Talking to Mary, who is now 24 and has since moved to Portland, I was interested to hear her liken eating meat to substance abuse in much the same way Robert had. "It's like being an addict," she said. "When I have a craving, I wouldn't go buy meat, bring it home and cook it. I wouldn't want a bite of my friend's healthy broiled chicken dish. It's extreme," she said. "You know it's self-destructive, but you let go of that for a minute. You go to a fast food place where it's quick and ready so you can sneak it. It's like a fix. It's like being an ex-smoker and having a cigarette in a club as opposed to going out and buying a whole pack. When it's fast food, it's not a real meal so it doesn't count but there is an enormous amount of shame attached to eating meat once you've become a vegetarian."
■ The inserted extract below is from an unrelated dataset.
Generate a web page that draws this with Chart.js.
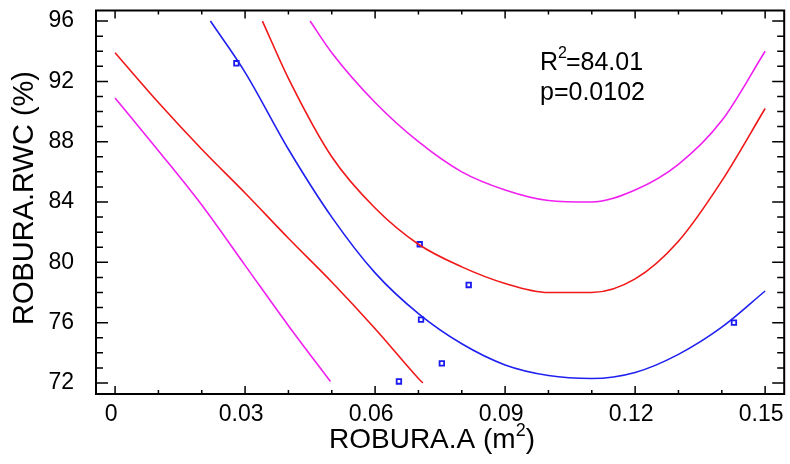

It is that shame that most concerns me about all of this. I am fully aware of the animal rights, economic, health, and environmental philosophies that are usually cited as an answer to the question, "so why are you a vegetarian?" I am not writing to oppose those philosophies. I also understand that the addictive process will often venture into the realm of food, as one can see from the constant talk show parade of bulimic, anorexic, and overweight people that have fallen into the trap of believing that food, or the lack of it, can impart happiness in a person's life. What bothers me is that it seems that many vegetarians become or remain so not because of their conviction that it is immoral to kill animals or because they are concerned about the earth's finite resources and world food shortages, but because of externally-applied shame.

While authentic guilt is a valuable signal that we've violated our own, or a universal, moral code, shame is a manipulation tactic used to impose rules usually someone else's rules. I see people who have yet to develop their own sense of self succumbing to the overwhelming peer pressure of the pop-cult of vegetarianism rather than operating on any kind of complete understanding of or belief in the philosophies that healthy vegetarians embrace. It is no wonder that so many of them have stories of late night fast food binges that violate the tenets of vegetarianism.

Thomas Schurr, a 24-year-old film studies major, was a vegetarian for two years and acknowledges the peer influence factor in his decision to cut meat from his diet. "I was working at Noah's food co-op during my Freshman year of college and it was my first exposure to natural foods and lifestyles where diet and general health were important. There was definitely a peer element to all of it. I had a lot of support for choosing that lifestyle and I gained acceptance for the dietary decisions I made." When asked about the last time he fell off the wagon, Thomas replies, "it was when I realized that there wasn't a wagon. These choices are arbitrary. Healthy eating is important to me but I realized that it is better for a sense of my own well being to move away from externally applied restrictions and begin to listen to my body." In fact, it wasn't until Thomas started eating meat again that the sociological impact of eating beef hit him. "Even the concept of eating animals was something that I wasn't truly sensitive to until I started eating meat again," he said during our interview.

A vegetarian who has fallen off the turnip wagon may have mild or severe attacks of shame and these occurrences seem to leave a person with a sense that he must apologize for his existence rather than apologizing for a mistake. Regardless of the endless debate over the morality of meat eating, if one understands and is content with a belief system, dietary choices, be they vegetarian or carnivorous, will become part of a holistic system of self-nourishment rather than part of the cycle of addiction and recovery.